The company was impacted by an imbalanced solar market, according to Ahearn.

“The solar industry is structurally imbalanced. Production capacity is uncapped and growing. Installation capacity is limited by subsidy levels and declining,” he said during a webcast on Dec. 14. “We believe large open markets that allowed the market to achieve the current volume are shrinking and that these markets will not be replaced by similar programs in the future.”

Part of the issue is more competition and a shrinking incentive bases for PV.

“Either we continue to play the Wack-a-Mole game, where an oversupplied supply chain waits for the next subsidy market to pop up, so it can quickly descend and battle it out for a limited share of volumes, or we can find another game to play. We've decided to move to another game,” Ahearn said.

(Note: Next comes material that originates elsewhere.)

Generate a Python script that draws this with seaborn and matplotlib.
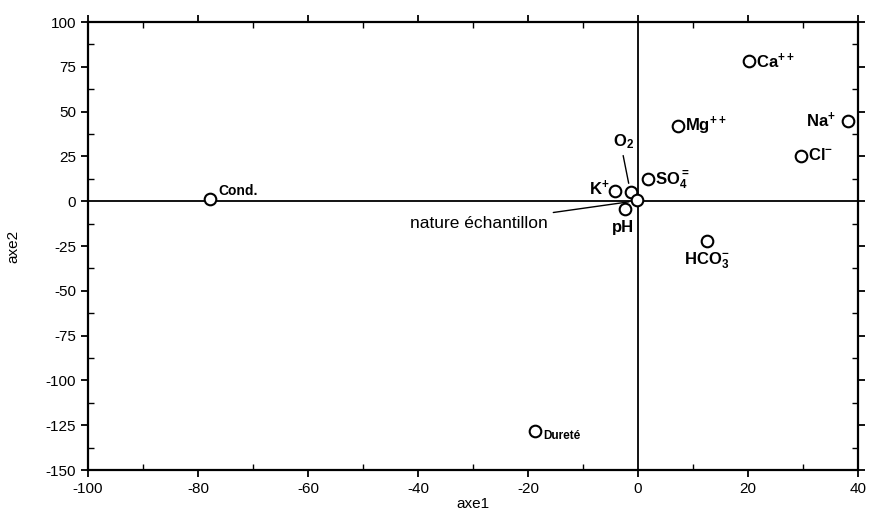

Ahearn said the key to First Solar’s success is adapting to an entirely new marketplace for solar.

“We're shifting our revenue base from subsidies to sustainable markets starting in 2012. It won't happen overnight and we'll have to transition out of the subsidies we currently depend on,” Ahearn said “But our goal is to shift progressively over the 2012 to 2014 timeframe so that by Q4 2014 we derive virtually all our new revenues from sustainable markets.”

Such markets will include immediate needs utility-scale projects and will include markets like Africa, the Middle East and China.